Our once beautiful waterfront has become a dumping ground. I know the City of Cornwall is well aware of the ongoing issue, and nothing has been done to address it. Instead, your tax-paying citizens are going out on their own time instead of spending time with their families. They are spending their hard-earned pay cheques on garbage bags and dump fees. They are risking their health and their lives trying to pick up broken crack pipes and needles near tents with inhabitants who yell and threaten them with machetes, rocks, and slingshots. We are not asking you to come in and take away the tents. The fed-up Cornwallites just want our parks back. We want to go fishing on the banks without worrying about getting stuck by needles or having to move shopping carts full of rubbish so we can enjoy casting lines into the St. Lawrence River. We want our kids to play baseball, but many have had to stop signing their kids up to play due to the unsafe conditions. The next step being taken by us citizens is contacting the Ministry of Natural Resources. This is due to the fish habitats being desecrated by the garbage in the water, the trees in our parks getting cut down for firewood, and the biohazardous nature of the items being spilled into the water, groundwater, and animal habitats.

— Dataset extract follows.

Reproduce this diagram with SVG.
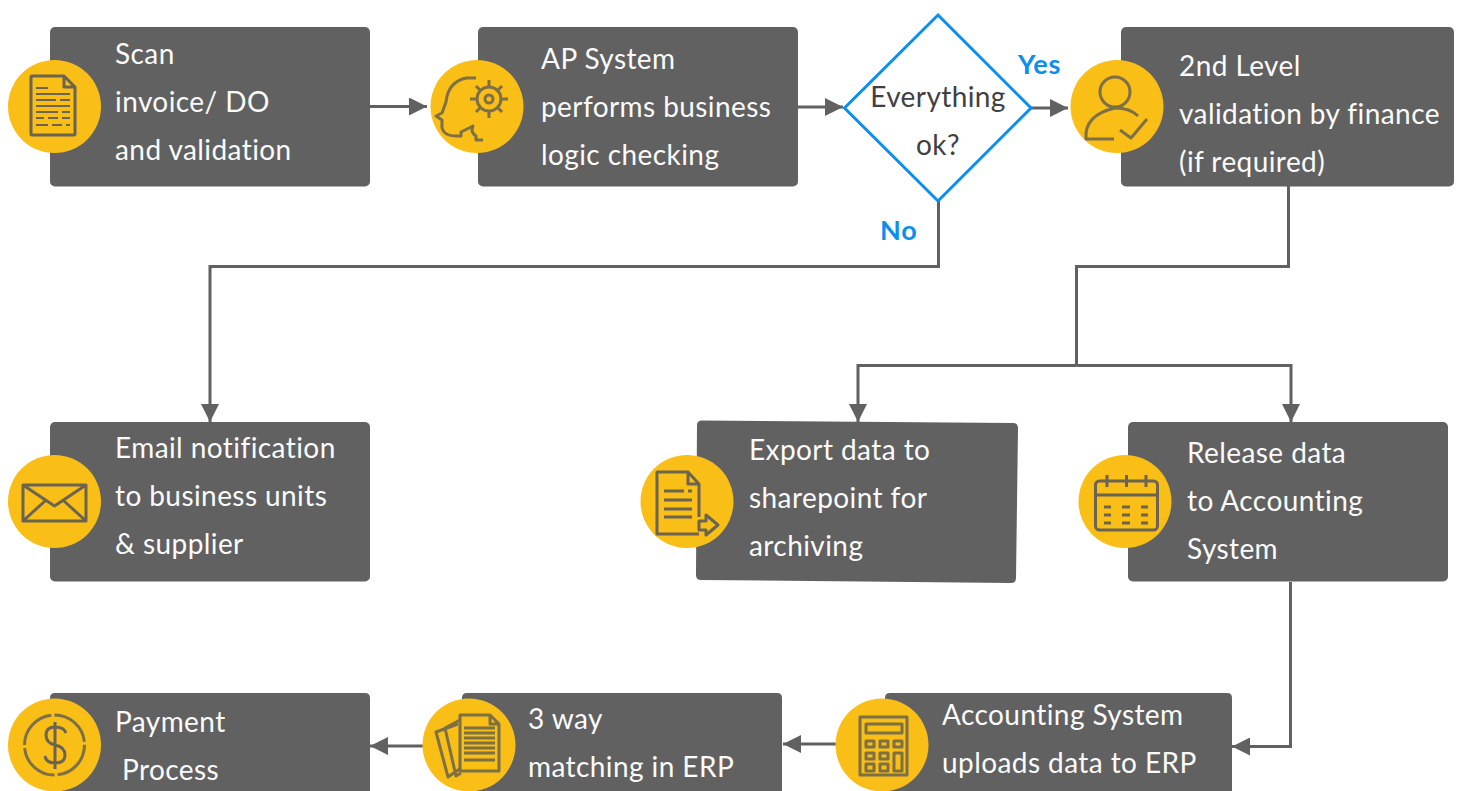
<svg xmlns="http://www.w3.org/2000/svg" width="1463" height="791" viewBox="0 0 1463 791">
<style>
.box{fill:#616161}
.disc{fill:#f9bf17}
.t{font-family:"Lato","Open Sans",sans-serif;font-size:28px;letter-spacing:.42px;fill:#fbfbfb}
.dt{font-family:"Lato","Open Sans",sans-serif;font-size:28px;letter-spacing:.4px;fill:#404040;text-anchor:middle}
.lb{font-family:"Lato","Open Sans",sans-serif;font-size:27px;letter-spacing:.8px;font-weight:700;fill:#0a8ef0}
.w{fill:none;stroke:#616161;stroke-width:3}
.i{fill:none;stroke:#6b6450;stroke-width:3;stroke-linejoin:round}
.i2{fill:none;stroke:#6b6450;stroke-width:2}
.p{fill:none;stroke:#7d7045;stroke-width:3;stroke-linejoin:round}
.a{fill:#616161}
</style>
<defs>
<marker id="ah" markerUnits="userSpaceOnUse" markerWidth="18" markerHeight="18" refX="18" refY="9" orient="auto"><path d="M0 0L18 9L0 18Z" class="a"/></marker>
</defs>
<g id="connectors">
<path class="w" d="M370 106.500H427" marker-end="url(#ah)"/>
<path class="w" d="M798 107H843" marker-end="url(#ah)"/>
<path class="w" d="M1031 108H1068" marker-end="url(#ah)"/>
<path class="w" d="M938.500 201V266.500H210V422" marker-end="url(#ah)"/>
<path class="w" d="M1288.500 186V266.500H1076.500V365.500"/>
<path class="w" d="M1076.500 365.500H858V422" marker-end="url(#ah)"/>
<path class="w" d="M1076.500 365.500H1291V422" marker-end="url(#ah)"/>
<path class="w" d="M1290.500 582V746.500H1232" marker-end="url(#ah)"/>
<path class="w" d="M836 744H783" marker-end="url(#ah)"/>
<path class="w" d="M423 746H370" marker-end="url(#ah)"/>
</g>
<g id="node-scan">
<rect class="box" x="50" y="27" width="320" height="159.500" rx="5"/>
<circle class="disc" cx="54.500" cy="106.500" r="46.500"/>
<path class="i" d="M32 76H64L75 87V134Q75 135 74 135H32Q31 135 31 134V77Q31 76 32 76ZM64 76V87H75"/>
<path class="i2" d="M36 88H48M36 94H70M36 100H56M60 100H70M36 106H70M36 112H58M62 112H70M36 118H44M48 118H58M62 118H70M36 125H48M52 125H62M66 125H70"/>
<text class="t" x="115" y="64">Scan</text>
<text class="t" x="115" y="112">invoice/ DO</text>
<text class="t" x="115" y="160">and validation</text>
</g>
<g id="node-ap">
<rect class="box" x="478" y="27" width="320" height="159.500" rx="5"/>
<circle class="disc" cx="477" cy="106.500" r="46.500"/>
<path class="p" d="M476 78H466Q448 82 446 102L442 113L436 116L442 120V128Q444 136 456 136H461V132L473 126Q470 132 476 136V140H483"/>
<circle class="p" cx="489" cy="99" r="12" stroke-width="3"/>
<path class="p" stroke-width="5" d="M489 80V87M489 111V118M470 99H477M501 99H508M476 86L481 91M497 107L502 112M476 112L481 107M497 91L502 86"/>
<circle class="p" cx="489" cy="99" r="4" stroke-width="2"/>
<text class="t" x="541" y="69">AP System</text>
<text class="t" x="541" y="117">performs business</text>
<text class="t" x="541" y="165">logic checking</text>
</g>
<g id="node-decision">
<path d="M938 15L1031 108L938 201L844.500 108Z" fill="#fff" stroke="#0a8ef0" stroke-width="3"/>
<text class="dt" x="938" y="107">Everything</text>
<text class="dt" x="938" y="155">ok?</text>
<text class="lb" x="1018" y="74">Yes</text>
<text class="lb" x="880" y="240">No</text>
</g>
<g id="node-finance">
<rect class="box" x="1121" y="27" width="333" height="159.500" rx="5"/>
<circle class="disc" cx="1117" cy="106.500" r="46.500"/>
<circle class="p" cx="1115" cy="92" r="15"/>
<path class="p" d="M1114 139H1086Q1084 115 1115 108Q1130 108 1138 116M1120 130L1131 138L1147 119"/>
<text class="t" x="1179" y="76">2nd Level</text>
<text class="t" x="1179" y="124">validation by finance</text>
<text class="t" x="1179" y="172">(if required)</text>
</g>
<g id="node-email">
<rect class="box" x="50" y="422" width="320" height="159.500" rx="5"/>
<circle class="disc" cx="54.500" cy="501.500" r="46.500"/>
<path class="i" stroke-width="3.500" d="M23 485H86V521H23ZM23 485L54.500 506L86 485M23 521L45 501M86 521L64 501"/>
<text class="t" x="115" y="458">Email notification</text>
<text class="t" x="115" y="506">to business units</text>
<text class="t" x="115" y="554">&amp; supplier</text>
</g>
<g id="node-export">
<path class="box" d="M702 420.500L1013 423Q1018 423 1018 428L1016 578Q1016 583 1011 583L701 580Q696 580 696 575L697 425Q697 420.500 702 420.500Z"/>
<circle class="disc" cx="687" cy="501.500" r="46.500"/>
<path class="i" d="M699 534H657V472H688L699 484V517M688 472V484H699"/>
<path class="i" d="M664 491H684M688 491H692M664 500H692M664 509H692M664 517H692" stroke-width="2.500"/>
<path class="i" d="M699 521H706V515L718 525L706 535V530H699Z"/>
<text class="t" x="749" y="460">Export data to</text>
<text class="t" x="749" y="508">sharepoint for</text>
<text class="t" x="749" y="556">archiving</text>
</g>
<g id="node-release">
<rect class="box" x="1128" y="422" width="320" height="159.500" rx="5"/>
<circle class="disc" cx="1125" cy="501.500" r="46.500"/>
<rect class="i" stroke-width="3.500" x="1095.500" y="481" width="62" height="49" rx="4"/>
<path class="i" stroke-width="3.500" d="M1096 495H1157M1107 475V487M1126.500 475V487M1146 475V487"/>
<path class="i" stroke-width="3.500" d="M1104 507H1111M1122 507H1130M1141 507H1148M1104 515H1111M1122 515H1130M1141 515H1148M1104 523H1111M1122 523H1130M1141 523H1148"/>
<text class="t" x="1187" y="463">Release data</text>
<text class="t" x="1187" y="511">to Accounting</text>
<text class="t" x="1187" y="559">System</text>
</g>
<g id="node-upload">
<path class="box" d="M890 693H1227Q1232 693 1232 698V791H885V698Q885 693 890 693Z"/>
<circle class="disc" cx="882" cy="745" r="46.500"/>
<rect class="p" x="860" y="717" width="47" height="58"/>
<rect class="p" x="866" y="724" width="36" height="9"/>
<path class="p" d="M866 741H874V747H866ZM880 741H888V747H880ZM894 741H902V747H894ZM866 753H874V759H866ZM880 753H888V759H880ZM866 764H874V771H866ZM880 764H888V771H880ZM894 753H902V771H894Z" stroke-width="2.500"/>
<text class="t" x="942" y="725">Accounting System</text>
<text class="t" x="942" y="773">uploads data to ERP</text>
</g>
<g id="node-match">
<path class="box" d="M467 693H777Q782 693 782 698V791H462V698Q462 693 467 693Z"/>
<circle class="disc" cx="469" cy="745" r="46.500"/>
<path class="p" stroke-width="2.500" d="M461 768L448 777L436 732L458 724M461 773L456 776L445 728L460 720"/>
<path class="p" stroke-width="2.500" d="M460 715H490L499 724V771H460ZM490 715V724H499"/>
<path class="p" stroke-width="2" d="M464 728H495M464 733H495M464 738H495M464 743H495M464 748H495M464 753H495M464 760H495"/>
<text class="t" x="528" y="729">3 way</text>
<text class="t" x="528" y="777">matching in ERP</text>
</g>
<g id="node-payment">
<path class="box" d="M55 693H365Q370 693 370 698V791H50V698Q50 693 55 693Z"/>
<circle class="disc" cx="54.500" cy="745" r="46.500"/>
<circle class="p" cx="54.500" cy="745" r="30" stroke-dasharray="44 3" stroke-width="2.500"/>
<path class="i" stroke-width="3.500" d="M66 733Q64 727 55 727Q46 727 46 735Q46 743 55 745Q65 747 65 755Q65 763 55 763Q46 763 45 756M55 722V769"/>
<text class="t" x="115" y="732">Payment</text>
<text class="t" x="122" y="780">Process</text>
</g>
</svg>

While this is not my job, and I am in no way saying your role as Mayor of Cornwall is easy, here are my suggestions to make this easy for you:
1) Get a crew of 3-4 city employees to walk around the parks. Record every heaping pile of trash both before and after and file those. These pictures could also be posted on the City of Cornwall’s social media pages as we would love to see action being taken.
2) Bring a dumpster down near the water, somewhere accessible for the above city workers and all the above-mentioned hard-working people donating their time to safely dispose of this trash, not at their cost. If you are worried about people dumping household goods, a simple temporary fence around and possibly on top that’s locked daily before sundown could prevent this.
3) In this compound, provide a waterproof bin with gloves and garbage bags at no charge to the citizens wanting to help, and keep it stocked well at all times.
4) Educate. Make a plan. Execute this plan. And make it public. Follow up on the actions taken. I am confident that the budget to do so can be found.
5) Law enforcement and by-law need to be more present and cooperative. We are trying to clean up our parks – our city – not bring people to jail. But we need to feel safe while we do so, and those causing these issues need to be held responsible.
6) Source a pallet of safe disposal boxes and hand them out to each tent. Advise everyone getting them that they can be picked up by city staff once full without repercussion. Strap them to the trees near the encampments if needed. We can’t always prevent the issue but we can control it.
As per By-Law 051-1996, it states that litter is prohibited in the City of Cornwall.
To end this letter, I would like to ask for answers. Why has this gone so far? Why is nothing being done? And why are we having to do all this work for you? We are fed up, tired, expecting change. I know the election is coming up, but maybe you can be the reason the change starts.